Short problem
In the material below, please retype the lines from the very first through the one with "(0,0) rectangle (600,462);", exactly and without pictures.

===== Provided material

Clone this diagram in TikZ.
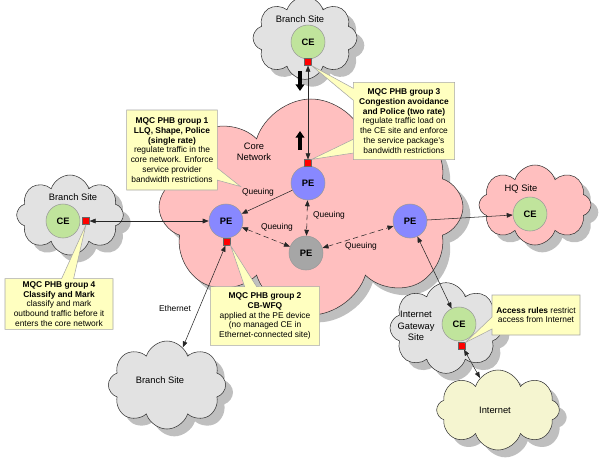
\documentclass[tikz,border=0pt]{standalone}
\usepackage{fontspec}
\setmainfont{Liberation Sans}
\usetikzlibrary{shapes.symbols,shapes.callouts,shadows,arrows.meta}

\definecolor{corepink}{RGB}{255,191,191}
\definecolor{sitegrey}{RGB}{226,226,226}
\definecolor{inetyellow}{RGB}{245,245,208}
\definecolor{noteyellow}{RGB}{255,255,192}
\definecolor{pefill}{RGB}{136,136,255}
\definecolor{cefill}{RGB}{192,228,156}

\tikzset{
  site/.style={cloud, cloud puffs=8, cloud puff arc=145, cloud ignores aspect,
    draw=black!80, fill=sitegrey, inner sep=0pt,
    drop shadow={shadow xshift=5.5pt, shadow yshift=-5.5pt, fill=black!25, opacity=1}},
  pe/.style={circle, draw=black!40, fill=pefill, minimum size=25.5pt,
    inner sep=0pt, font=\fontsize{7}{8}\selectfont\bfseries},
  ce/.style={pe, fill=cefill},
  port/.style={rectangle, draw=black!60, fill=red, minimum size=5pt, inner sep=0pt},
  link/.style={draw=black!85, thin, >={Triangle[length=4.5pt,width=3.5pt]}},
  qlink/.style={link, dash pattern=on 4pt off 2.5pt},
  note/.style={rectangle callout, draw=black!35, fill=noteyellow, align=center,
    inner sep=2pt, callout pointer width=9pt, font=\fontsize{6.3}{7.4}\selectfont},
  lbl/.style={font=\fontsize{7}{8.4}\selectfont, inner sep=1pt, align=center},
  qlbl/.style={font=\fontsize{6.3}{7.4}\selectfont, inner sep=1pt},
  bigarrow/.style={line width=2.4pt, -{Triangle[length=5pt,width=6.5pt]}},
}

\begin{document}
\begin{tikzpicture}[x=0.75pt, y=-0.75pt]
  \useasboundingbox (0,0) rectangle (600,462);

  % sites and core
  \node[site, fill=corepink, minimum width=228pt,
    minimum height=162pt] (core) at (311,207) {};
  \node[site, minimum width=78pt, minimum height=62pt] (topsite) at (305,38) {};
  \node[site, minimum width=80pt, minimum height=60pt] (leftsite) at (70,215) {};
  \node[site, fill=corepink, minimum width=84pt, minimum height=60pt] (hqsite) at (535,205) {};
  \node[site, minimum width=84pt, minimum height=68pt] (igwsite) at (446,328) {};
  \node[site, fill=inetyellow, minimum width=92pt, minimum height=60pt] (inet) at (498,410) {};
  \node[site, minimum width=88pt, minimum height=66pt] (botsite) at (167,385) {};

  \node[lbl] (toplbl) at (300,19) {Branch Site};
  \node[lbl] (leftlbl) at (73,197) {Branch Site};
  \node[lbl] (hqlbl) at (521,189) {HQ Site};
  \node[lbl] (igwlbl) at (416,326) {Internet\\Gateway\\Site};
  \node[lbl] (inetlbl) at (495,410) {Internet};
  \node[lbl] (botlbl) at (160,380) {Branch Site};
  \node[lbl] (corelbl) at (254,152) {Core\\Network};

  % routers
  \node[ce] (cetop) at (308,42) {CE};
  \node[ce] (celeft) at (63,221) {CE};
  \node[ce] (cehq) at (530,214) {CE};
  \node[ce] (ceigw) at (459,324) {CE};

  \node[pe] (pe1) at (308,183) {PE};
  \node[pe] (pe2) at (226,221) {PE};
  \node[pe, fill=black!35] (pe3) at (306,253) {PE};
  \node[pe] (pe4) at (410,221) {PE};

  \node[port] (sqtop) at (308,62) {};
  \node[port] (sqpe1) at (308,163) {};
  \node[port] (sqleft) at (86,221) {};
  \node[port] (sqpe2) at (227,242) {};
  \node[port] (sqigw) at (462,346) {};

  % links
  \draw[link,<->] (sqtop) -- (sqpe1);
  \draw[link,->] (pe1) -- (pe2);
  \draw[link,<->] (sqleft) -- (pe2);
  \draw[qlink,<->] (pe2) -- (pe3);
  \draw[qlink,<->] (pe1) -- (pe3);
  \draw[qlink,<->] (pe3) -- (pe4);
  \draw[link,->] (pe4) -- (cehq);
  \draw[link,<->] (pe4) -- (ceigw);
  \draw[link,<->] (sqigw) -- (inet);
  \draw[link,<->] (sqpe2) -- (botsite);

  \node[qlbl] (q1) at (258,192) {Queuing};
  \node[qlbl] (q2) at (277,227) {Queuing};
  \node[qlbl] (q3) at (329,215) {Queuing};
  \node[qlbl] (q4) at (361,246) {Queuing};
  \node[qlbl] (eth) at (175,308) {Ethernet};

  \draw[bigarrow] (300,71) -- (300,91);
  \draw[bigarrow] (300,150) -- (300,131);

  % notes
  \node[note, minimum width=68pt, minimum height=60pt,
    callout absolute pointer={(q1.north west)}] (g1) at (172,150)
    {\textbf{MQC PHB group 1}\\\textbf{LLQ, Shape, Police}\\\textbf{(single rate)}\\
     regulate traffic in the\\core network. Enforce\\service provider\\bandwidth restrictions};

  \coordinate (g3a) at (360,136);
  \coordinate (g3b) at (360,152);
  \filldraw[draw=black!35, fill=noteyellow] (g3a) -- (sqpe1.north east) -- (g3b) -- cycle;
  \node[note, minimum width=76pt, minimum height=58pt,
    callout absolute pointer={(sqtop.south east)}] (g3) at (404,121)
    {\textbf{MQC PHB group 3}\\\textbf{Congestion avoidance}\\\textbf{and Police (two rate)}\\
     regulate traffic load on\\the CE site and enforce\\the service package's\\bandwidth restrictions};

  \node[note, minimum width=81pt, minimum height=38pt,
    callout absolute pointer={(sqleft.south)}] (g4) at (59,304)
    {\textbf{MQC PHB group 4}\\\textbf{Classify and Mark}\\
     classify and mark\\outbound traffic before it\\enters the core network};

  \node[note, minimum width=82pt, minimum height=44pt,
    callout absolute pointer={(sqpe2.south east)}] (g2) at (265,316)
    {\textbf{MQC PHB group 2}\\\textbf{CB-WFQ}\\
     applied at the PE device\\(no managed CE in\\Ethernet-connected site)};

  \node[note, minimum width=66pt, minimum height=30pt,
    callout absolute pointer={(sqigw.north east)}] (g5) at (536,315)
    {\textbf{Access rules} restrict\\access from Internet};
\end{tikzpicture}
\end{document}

==========

Result of the task
Clone this diagram in TikZ.
\documentclass[tikz,border=0pt]{standalone}
\usepackage{fontspec}
\setmainfont{Liberation Sans}
\usetikzlibrary{shapes.symbols,shapes.callouts,shadows,arrows.meta}

\definecolor{corepink}{RGB}{255,191,191}
\definecolor{sitegrey}{RGB}{226,226,226}
\definecolor{inetyellow}{RGB}{245,245,208}
\definecolor{noteyellow}{RGB}{255,255,192}
\definecolor{pefill}{RGB}{136,136,255}
\definecolor{cefill}{RGB}{192,228,156}

\tikzset{
  site/.style={cloud, cloud puffs=8, cloud puff arc=145, cloud ignores aspect,
    draw=black!80, fill=sitegrey, inner sep=0pt,
    drop shadow={shadow xshift=5.5pt, shadow yshift=-5.5pt, fill=black!25, opacity=1}},
  pe/.style={circle, draw=black!40, fill=pefill, minimum size=25.5pt,
    inner sep=0pt, font=\fontsize{7}{8}\selectfont\bfseries},
  ce/.style={pe, fill=cefill},
  port/.style={rectangle, draw=black!60, fill=red, minimum size=5pt, inner sep=0pt},
  link/.style={draw=black!85, thin, >={Triangle[length=4.5pt,width=3.5pt]}},
  qlink/.style={link, dash pattern=on 4pt off 2.5pt},
  note/.style={rectangle callout, draw=black!35, fill=noteyellow, align=center,
    inner sep=2pt, callout pointer width=9pt, font=\fontsize{6.3}{7.4}\selectfont},
  lbl/.style={font=\fontsize{7}{8.4}\selectfont, inner sep=1pt, align=center},
  qlbl/.style={font=\fontsize{6.3}{7.4}\selectfont, inner sep=1pt},
  bigarrow/.style={line width=2.4pt, -{Triangle[length=5pt,width=6.5pt]}},
}

\begin{document}
\begin{tikzpicture}[x=0.75pt, y=-0.75pt]
  \useasboundingbox (0,0) rectangle (600,462);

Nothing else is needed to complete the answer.